LOS ANGELES -- The COVID-19 pandemic has changed the way so many people live, work and how people educate themselves. At Lluvia y Fuego Mariachi Academy in Southern California, there's a little less music filling the classroom.
However, the owner of the mariachi school is still open and running his business by continuing classes via livestream video.
"It becomes an opportunity for us to actually have better ways or more ways of increasing our capacity to hold a class. And to have maybe more people watch us online even when they can't make it or maybe they're on the other side of the world," said Juan Ignacio Zepeda, owner of Lluvia y Fuego.
Zepeda is looking at this new way of life as a potential for growth change, but he did mention that he has lost about half of his students.

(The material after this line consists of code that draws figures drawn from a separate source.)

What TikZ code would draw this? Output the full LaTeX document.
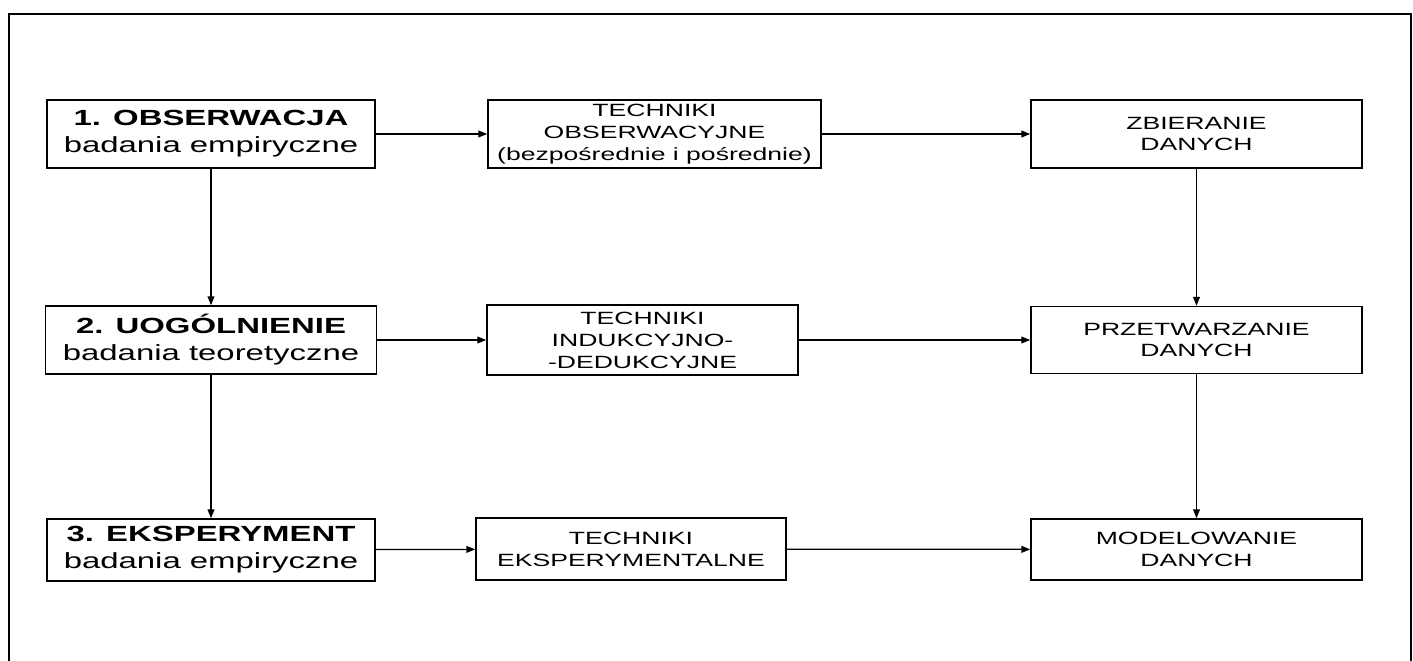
\documentclass[tikz,border=0pt]{standalone}
\usepackage{fontspec}
\setmainfont[FakeStretch=1.5]{Liberation Sans}
\usetikzlibrary{arrows.meta}

\begin{document}
\begin{tikzpicture}[
    x=0.025cm, y=-0.025cm,
    >={Triangle[length=2.2mm,width=1.7mm]},
    method/.style={draw, line width=1.1pt, align=center, inner sep=0pt,
                   font=\fontsize{15.6}{19.2}\selectfont,
                   minimum width=8.2cm, minimum height=1.7cm},
    technique/.style={draw, line width=1.1pt, align=center, inner sep=0pt,
                      font=\fontsize{12.6}{15.6}\selectfont,
                      minimum height=1.7cm},
    datastep/.style={technique, minimum width=8.275cm},
    link/.style={->, line width=0.9pt},
]
\useasboundingbox (0,0) rectangle (1413,661);

% outer frame (its bottom edge lies below the page)
\draw[line width=1.1pt] (9,680) -- (9,14) -- (1411,14) -- (1411,680);

% left column
\node[method]                        (obs)    at (211,134) {\textbf{1. OBSERWACJA}\\badania empiryczne};
\node[method, minimum width=8.275cm] (uog)    at (211,340) {\textbf{2. UOGÓLNIENIE}\\badania teoretyczne};
\node[method, minimum height=1.55cm] (eksp)   at (211,550) {\textbf{3. EKSPERYMENT}\\badania empiryczne};

% middle column
\node[technique, minimum width=8.325cm] (tobs)  at (654.5,134) {TECHNIKI\\OBSERWACYJNE\\(bezpośrednie i pośrednie)};
\node[technique, minimum width=7.775cm, minimum height=1.75cm]
                                        (tind)  at (642.5,340) {TECHNIKI\\INDUKCYJNO-\\-DEDUKCYJNE};
\node[technique, minimum width=7.75cm, minimum height=1.55cm]
                                        (teksp) at (631,549) {TECHNIKI\\EKSPERYMENTALNE};

% right column
\node[datastep]                          (zbier)  at (1196.5,134) {ZBIERANIE\\DANYCH};
\node[datastep, minimum height=1.675cm]  (przetw) at (1196.5,340) {PRZETWARZANIE\\DANYCH};
\node[datastep, minimum height=1.525cm]  (model)  at (1196.5,549.5) {MODELOWANIE\\DANYCH};

\draw[link] (obs)   -- (tobs);
\draw[link] (tobs)  -- (zbier);
\draw[link] (uog)   -- (tind);
\draw[link] (tind)  -- (przetw);
\draw[link] (eksp)  -- (teksp);
\draw[link] (teksp) -- (model);

\draw[link] (obs)    -- (uog);
\draw[link] (uog)    -- (eksp);
\draw[link] (zbier)  -- (przetw);
\draw[link] (przetw) -- (model);

\end{tikzpicture}
\end{document}
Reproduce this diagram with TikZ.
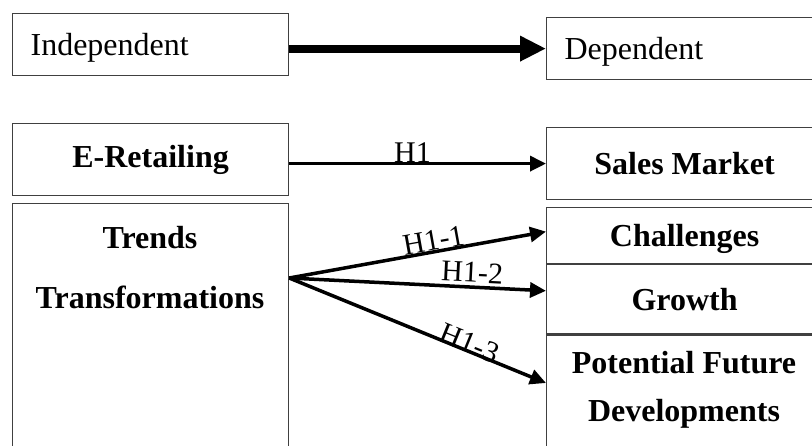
\documentclass[tikz,border=0pt]{standalone}
\usepackage{fontspec}
\setmainfont{Liberation Serif}
\usepackage{tikz}
\usetikzlibrary{positioning, arrows.meta}

\newcommand{\boxtxt}{\fontsize{32}{36}\selectfont}
\newcommand{\hyptxt}{\fontsize{30}{34}\selectfont}

\tikzset{
    box/.style={rectangle, draw=black!75, line width=1.2pt, inner sep=0pt,
                minimum width=276pt, anchor=north west, font=\boxtxt},
    varbox/.style={box, text width=240pt, inner xsep=18pt, align=left, text depth=0pt},
    bbox/.style={box, font=\boxtxt\bfseries},
    btext/.style={font=\boxtxt\bfseries, align=center, inner sep=0pt},
    bigarrow/.style={line width=8pt, -{Triangle[length=26pt, width=24pt]}},
    hyparrow/.style={line width=3.5pt, -{Triangle[length=16pt, width=15pt]}},
    hyp/.style={font=\hyptxt, inner sep=0pt}
}

\begin{document}
\begin{tikzpicture}[x=1pt, y=-1pt]
    \useasboundingbox (0,0) rectangle (812,445);
    \clip (0,0) rectangle (812,445);

    % legend
    \node[varbox, minimum height=62pt] (indep) at (12,13) {Independent};
    \node[varbox, minimum height=62pt] (dep) at (546,17) {Dependent};
    \draw[bigarrow] (indep.east |- dep.west) -- (dep.west);

    % model
    \node[bbox, minimum height=72pt] (eretail) at (12,123) {E-Retailing};
    \node[bbox, minimum height=72pt] (sales) at (546,127) {Sales Market};
    \node[box, minimum height=260pt] (trends) at (12,203) {};
    \node[btext] (trendstxt) at (150,268) {Trends\\[24pt]Transformations};

    \node[bbox, minimum height=56pt, text depth=0pt] (chall) at (546,207) {Challenges};
    \node[bbox, minimum height=69pt, below=0pt of chall] (growth) {Growth};
    \node[box, minimum height=131pt, below=0pt of growth] (potential) {};
    \node[btext, font=\fontsize{32}{48}\selectfont\bfseries] (potentialtxt) at (684,390)
        {Potential Future\\Developments};

    \coordinate (fork) at ([yshift=-75pt]trends.north east);
    \draw[hyparrow] (eretail.east |- sales.west) -- node[hyp, pos=0.48, above=-1pt] {H1} (sales.west);
    \draw[hyparrow] (fork) -- node[hyp, pos=0.57, sloped, above=0pt] {H1-1} ([yshift=4pt]chall.west);
    \draw[hyparrow] (fork) -- node[hyp, pos=0.71, sloped, above=3pt] {H1-2} ([yshift=8.5pt]growth.west);
    \draw[hyparrow] (fork) -- node[hyp, pos=0.69, sloped, above=-4pt] {H1-3} ([yshift=17.5pt]potential.west);
\end{tikzpicture}
\end{document}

For those who are still staying connected online, one student admits it can be challenging even though he likes staying at home.

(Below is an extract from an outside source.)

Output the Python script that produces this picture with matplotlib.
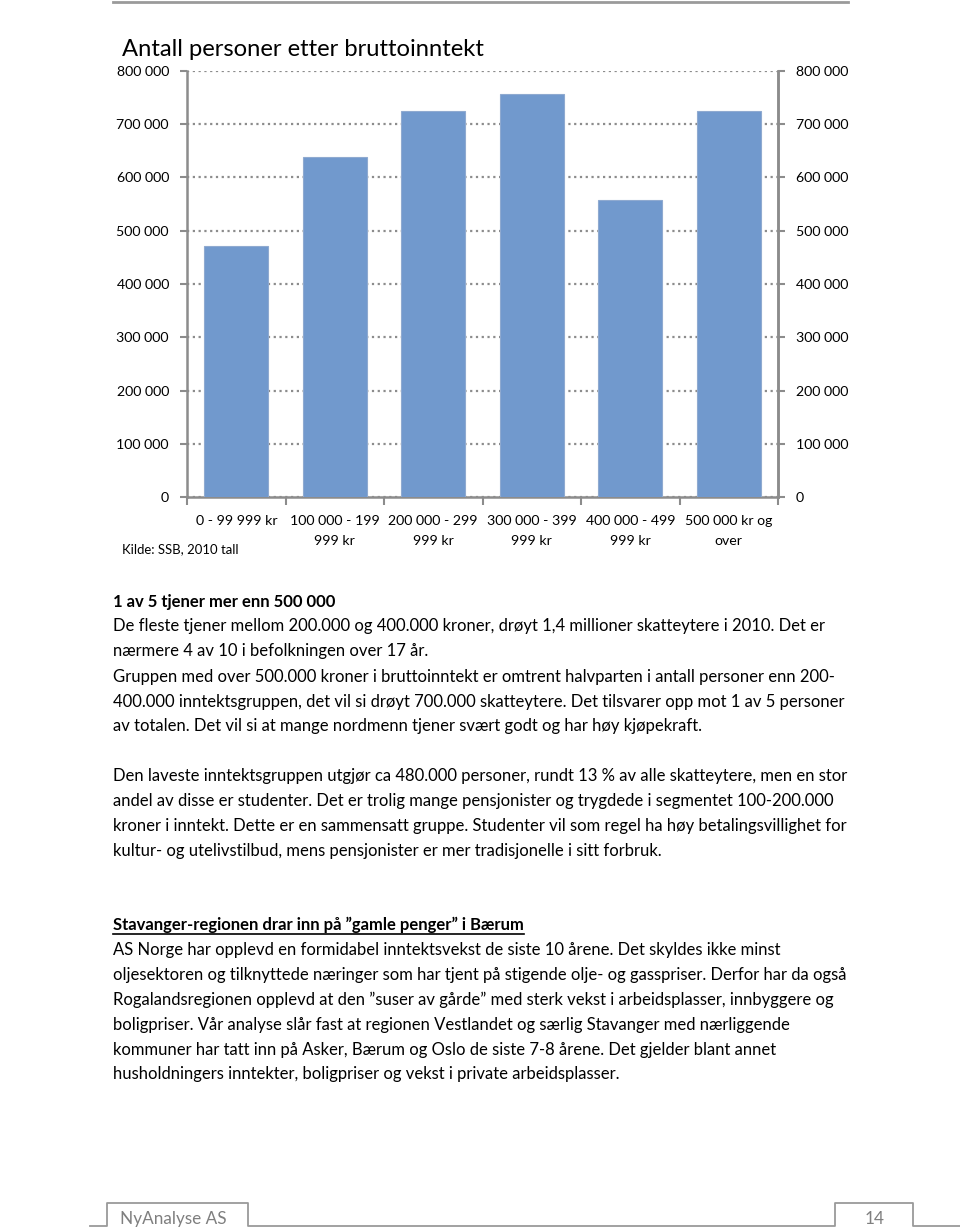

"I also miss them like at school, I don't really have a full conversation with them anymore because sometimes during classes we'd have a conversation and just talk," said Isaiah Flores who is in 6th grade and sings, plays guitar and guitarrón at Lluvia y Fuego.
For those students that have continued taking classes online, Zepeda said that they are all adjusting perfectly fine because most kids know how to handle technology. Since classes are still in session at Lluvia y Fuego the academy still has hope despite the changes.